A partir de todos estos elementos, ¿es cierto, como apuntan algunos, que entramos en un ciclo de baja competitividad, es decir, que el PP se ha "ganado" al menos dos legislaturas con sus resultados (y, sobre todo, con los del PSOE) del 20-N? Sería temerario afirmarlo. Los elementos de excepcionalidad de esta última cita electoral (especialmente la generalizada percepción de una desastrosa gestión de la crisis por parte del Gobierno anterior) obligan a la cautela.

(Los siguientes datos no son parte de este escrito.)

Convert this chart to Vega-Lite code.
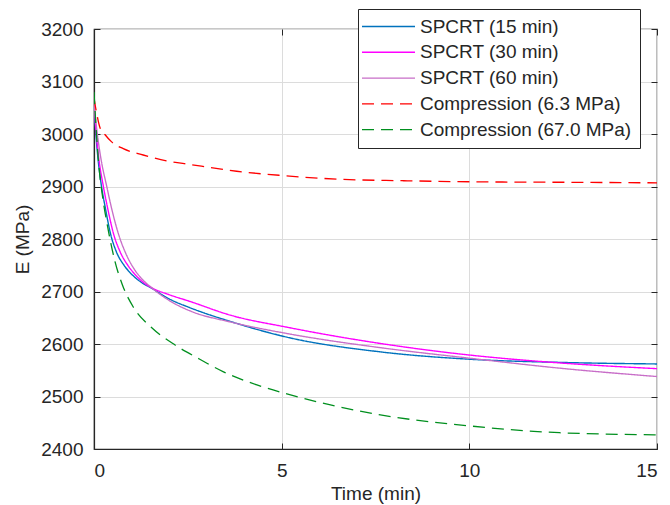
{
  "$schema": "https://vega.github.io/schema/vega-lite/v6.json",
  "width": 563,
  "height": 420,
  "autosize": {"type": "none"},
  "padding": {"left": 94, "top": 29, "right": 13, "bottom": 56},
  "background": "white",
  "config": {
    "view": {"stroke": "#262626", "strokeWidth": 1.2},
    "font": "Liberation Sans"
  },
  "data": {
    "values": [
      {"series": "SPCRT (15 min)", "t": 0, "E": 3055},
      {"series": "SPCRT (15 min)", "t": 0.05, "E": 3000},
      {"series": "SPCRT (15 min)", "t": 0.1, "E": 2958},
      {"series": "SPCRT (15 min)", "t": 0.2, "E": 2900},
      {"series": "SPCRT (15 min)", "t": 0.3, "E": 2860},
      {"series": "SPCRT (15 min)", "t": 0.44, "E": 2810},
      {"series": "SPCRT (15 min)", "t": 0.6, "E": 2775},
      {"series": "SPCRT (15 min)", "t": 0.8, "E": 2750},
      {"series": "SPCRT (15 min)", "t": 1.0, "E": 2733},
      {"series": "SPCRT (15 min)", "t": 1.25, "E": 2718},
      {"series": "SPCRT (15 min)", "t": 1.54, "E": 2706},
      {"series": "SPCRT (15 min)", "t": 2.0, "E": 2686},
      {"series": "SPCRT (15 min)", "t": 2.56, "E": 2669},
      {"series": "SPCRT (15 min)", "t": 3.63, "E": 2643},
      {"series": "SPCRT (15 min)", "t": 5.14, "E": 2613},
      {"series": "SPCRT (15 min)", "t": 7.63, "E": 2585},
      {"series": "SPCRT (15 min)", "t": 10, "E": 2571},
      {"series": "SPCRT (15 min)", "t": 12.4, "E": 2565},
      {"series": "SPCRT (15 min)", "t": 15, "E": 2562},
      {"series": "SPCRT (30 min)", "t": 0, "E": 3058},
      {"series": "SPCRT (30 min)", "t": 0.06, "E": 3000},
      {"series": "SPCRT (30 min)", "t": 0.12, "E": 2958},
      {"series": "SPCRT (30 min)", "t": 0.25, "E": 2900},
      {"series": "SPCRT (30 min)", "t": 0.36, "E": 2860},
      {"series": "SPCRT (30 min)", "t": 0.52, "E": 2810},
      {"series": "SPCRT (30 min)", "t": 0.7, "E": 2775},
      {"series": "SPCRT (30 min)", "t": 0.9, "E": 2750},
      {"series": "SPCRT (30 min)", "t": 1.1, "E": 2732},
      {"series": "SPCRT (30 min)", "t": 1.3, "E": 2718},
      {"series": "SPCRT (30 min)", "t": 1.54, "E": 2707},
      {"series": "SPCRT (30 min)", "t": 2.0, "E": 2694},
      {"series": "SPCRT (30 min)", "t": 2.56, "E": 2681},
      {"series": "SPCRT (30 min)", "t": 3.63, "E": 2655},
      {"series": "SPCRT (30 min)", "t": 5.14, "E": 2632},
      {"series": "SPCRT (30 min)", "t": 7.63, "E": 2601},
      {"series": "SPCRT (30 min)", "t": 10, "E": 2579},
      {"series": "SPCRT (30 min)", "t": 12.4, "E": 2564},
      {"series": "SPCRT (30 min)", "t": 15, "E": 2553},
      {"series": "SPCRT (60 min)", "t": 0, "E": 3058},
      {"series": "SPCRT (60 min)", "t": 0.08, "E": 3005},
      {"series": "SPCRT (60 min)", "t": 0.18, "E": 2955},
      {"series": "SPCRT (60 min)", "t": 0.34, "E": 2900},
      {"series": "SPCRT (60 min)", "t": 0.48, "E": 2855},
      {"series": "SPCRT (60 min)", "t": 0.65, "E": 2810},
      {"series": "SPCRT (60 min)", "t": 0.85, "E": 2772},
      {"series": "SPCRT (60 min)", "t": 1.05, "E": 2745},
      {"series": "SPCRT (60 min)", "t": 1.25, "E": 2726},
      {"series": "SPCRT (60 min)", "t": 1.54, "E": 2707},
      {"series": "SPCRT (60 min)", "t": 2.0, "E": 2683},
      {"series": "SPCRT (60 min)", "t": 2.56, "E": 2663},
      {"series": "SPCRT (60 min)", "t": 3.63, "E": 2642},
      {"series": "SPCRT (60 min)", "t": 5.14, "E": 2620},
      {"series": "SPCRT (60 min)", "t": 7.63, "E": 2593},
      {"series": "SPCRT (60 min)", "t": 10, "E": 2573},
      {"series": "SPCRT (60 min)", "t": 12.4, "E": 2554},
      {"series": "SPCRT (60 min)", "t": 15, "E": 2538},
      {"series": "Compression (6.3 MPa)", "t": 0, "E": 3068},
      {"series": "Compression (6.3 MPa)", "t": 0.07, "E": 3040},
      {"series": "Compression (6.3 MPa)", "t": 0.16, "E": 3012},
      {"series": "Compression (6.3 MPa)", "t": 0.29, "E": 2999},
      {"series": "Compression (6.3 MPa)", "t": 0.47, "E": 2985},
      {"series": "Compression (6.3 MPa)", "t": 0.78, "E": 2972},
      {"series": "Compression (6.3 MPa)", "t": 1.31, "E": 2960},
      {"series": "Compression (6.3 MPa)", "t": 1.93, "E": 2949},
      {"series": "Compression (6.3 MPa)", "t": 2.56, "E": 2942},
      {"series": "Compression (6.3 MPa)", "t": 3.8, "E": 2929},
      {"series": "Compression (6.3 MPa)", "t": 5, "E": 2921},
      {"series": "Compression (6.3 MPa)", "t": 6.47, "E": 2914},
      {"series": "Compression (6.3 MPa)", "t": 8.25, "E": 2911},
      {"series": "Compression (6.3 MPa)", "t": 10, "E": 2909},
      {"series": "Compression (6.3 MPa)", "t": 12.7, "E": 2908},
      {"series": "Compression (6.3 MPa)", "t": 15, "E": 2907},
      {"series": "Compression (67.0 MPa)", "t": 0, "E": 3080},
      {"series": "Compression (67.0 MPa)", "t": 0.07, "E": 2995},
      {"series": "Compression (67.0 MPa)", "t": 0.16, "E": 2918},
      {"series": "Compression (67.0 MPa)", "t": 0.23, "E": 2880},
      {"series": "Compression (67.0 MPa)", "t": 0.38, "E": 2817},
      {"series": "Compression (67.0 MPa)", "t": 0.56, "E": 2757},
      {"series": "Compression (67.0 MPa)", "t": 0.76, "E": 2712},
      {"series": "Compression (67.0 MPa)", "t": 1.05, "E": 2670},
      {"series": "Compression (67.0 MPa)", "t": 1.54, "E": 2631},
      {"series": "Compression (67.0 MPa)", "t": 2.16, "E": 2598},
      {"series": "Compression (67.0 MPa)", "t": 2.74, "E": 2574},
      {"series": "Compression (67.0 MPa)", "t": 3.45, "E": 2547},
      {"series": "Compression (67.0 MPa)", "t": 4.34, "E": 2522},
      {"series": "Compression (67.0 MPa)", "t": 5.14, "E": 2505},
      {"series": "Compression (67.0 MPa)", "t": 6.3, "E": 2484},
      {"series": "Compression (67.0 MPa)", "t": 7.63, "E": 2465},
      {"series": "Compression (67.0 MPa)", "t": 10, "E": 2444},
      {"series": "Compression (67.0 MPa)", "t": 12.4, "E": 2431},
      {"series": "Compression (67.0 MPa)", "t": 15, "E": 2427}
    ]
  },
  "layer": [
    {
      "mark": {"type": "line", "interpolate": "monotone", "clip": true},
      "encoding": {
        "x": {
          "field": "t",
          "type": "quantitative",
          "scale": {"domain": [0, 15], "nice": false},
          "axis": {
            "title": "Time (min)",
            "values": [0, 5, 10, 15],
            "format": "d",
            "grid": true,
            "gridColor": "#DCDCDC",
            "gridWidth": 1,
            "domainColor": "#262626",
            "domainWidth": 1.2,
            "tickColor": "#262626",
            "tickSize": -6,
            "labelPadding": 18,
            "labelFontSize": 19,
            "labelColor": "#262626",
            "labelFont": "Liberation Sans",
            "titleFont": "Liberation Sans",
            "titleFontSize": 19,
            "titleFontWeight": "normal",
            "titleColor": "#262626",
            "titlePadding": 4
          }
        },
        "y": {
          "field": "E",
          "type": "quantitative",
          "scale": {"domain": [2400, 3200], "nice": false, "zero": false},
          "axis": {
            "title": "E (MPa)",
            "values": [2400, 2500, 2600, 2700, 2800, 2900, 3000, 3100, 3200],
            "format": "d",
            "grid": true,
            "gridColor": "#DCDCDC",
            "gridWidth": 1,
            "domainColor": "#262626",
            "domainWidth": 1.2,
            "tickColor": "#262626",
            "tickSize": -6,
            "labelPadding": 17,
            "labelFontSize": 19,
            "labelColor": "#262626",
            "labelFont": "Liberation Sans",
            "titleFont": "Liberation Sans",
            "titleFontSize": 19,
            "titleFontWeight": "normal",
            "titleColor": "#262626",
            "titlePadding": 8
          }
        },
        "color": {
          "field": "series",
          "type": "nominal",
          "scale": {
            "domain": ["SPCRT (15 min)", "SPCRT (30 min)", "SPCRT (60 min)", "Compression (6.3 MPa)", "Compression (67.0 MPa)"],
            "range": ["#0072BD", "#FF00FF", "#C86EC8", "#FF0000", "#008F1E"]
          },
          "legend": {
            "title": null,
            "orient": "none",
            "legendX": 264,
            "legendY": -20,
            "symbolType": "M-5.3,0H5.3",
            "symbolSize": 100,
            "symbolOffset": 13,
            "symbolStrokeWidth": 1.5,
            "labelFontSize": 19,
            "labelFont": "Liberation Sans",
            "labelColor": "#262626",
            "labelOffset": 22,
            "labelLimit": 400,
            "padding": 8,
            "rowPadding": 5.8,
            "strokeColor": "#262626",
            "fillColor": "white"
          }
        },
        "strokeDash": {
          "field": "series",
          "type": "nominal",
          "scale": {
            "domain": ["SPCRT (15 min)", "SPCRT (30 min)", "SPCRT (60 min)", "Compression (6.3 MPa)", "Compression (67.0 MPa)"],
            "range": [[1, 0], [1, 0], [1, 0], [12, 7], [12, 7]]
          },
          "legend": {
            "title": null,
            "orient": "none",
            "legendX": 264,
            "legendY": -20,
            "symbolType": "M-5.3,0H5.3",
            "symbolSize": 100,
            "symbolOffset": 13,
            "symbolStrokeWidth": 1.5,
            "labelFontSize": 19,
            "labelFont": "Liberation Sans",
            "labelColor": "#262626",
            "labelOffset": 22,
            "labelLimit": 400,
            "padding": 8,
            "rowPadding": 5.8,
            "strokeColor": "#262626",
            "fillColor": "white"
          }
        },
        "strokeWidth": {
          "field": "series",
          "type": "nominal",
          "scale": {
            "domain": ["SPCRT (15 min)", "SPCRT (30 min)", "SPCRT (60 min)", "Compression (6.3 MPa)", "Compression (67.0 MPa)"],
            "range": [1.4, 1.3, 1.3, 1.8, 2.3]
          },
          "legend": null
        }
      }
    },
    {
      "mark": {"type": "line", "opacity": 0},
      "encoding": {
        "x": {
          "field": "t",
          "type": "quantitative",
          "axis": {
            "orient": "top",
            "values": [0, 5, 10, 15],
            "labels": false,
            "grid": false,
            "domain": false,
            "title": null,
            "tickColor": "#262626",
            "tickSize": -6
          }
        },
        "y": {
          "field": "E",
          "type": "quantitative",
          "axis": {
            "orient": "right",
            "values": [2400, 2500, 2600, 2700, 2800, 2900, 3000, 3100, 3200],
            "labels": false,
            "grid": false,
            "domain": false,
            "title": null,
            "tickColor": "#262626",
            "tickSize": -6
          }
        },
        "detail": {"field": "series", "type": "nominal"}
      }
    }
  ],
  "resolve": {"axis": {"x": "independent", "y": "independent"}}
}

Pero de todo lo anterior, lo que me parece más importante por sus implicaciones de futuro, especialmente para el PSOE, es una revisión crítica de su posicionamiento espacial. Me ha llamado la atención en ese sentido que Juan Moscoso (Proyecto, credibilidad y partido, EL PAÍS, 15 de diciembre), en un análisis por lo demás de muy buena factura sobre el descalabro del PSOE, afirme que la derrota socialista se ha producido "sin trasvase de votos significativo a la derecha". Si no se empieza por ver dónde está la herida, la venda se puede poner donde no sirve de nada. Es cierto que la izquierda en toda Europa sufre un cierto proceso de crisis de identidad, pero de ahí no se deduce necesariamente que toque a la socialdemocracia un giro a la izquierda. Si algo demuestran estas elecciones, en lo que al campo de la izquierda se refiere, es que el mensaje de siempre ya no llama a los de siempre.

Por José Ignacio Wert, sociólogo. Este artículo fue escrito y enviado a EL PAÍS antes de su nombramiento, el pasado miércoles, como ministro de Educación, Cultura y Deporte en el Gobierno presidido por Mariano Rajoy.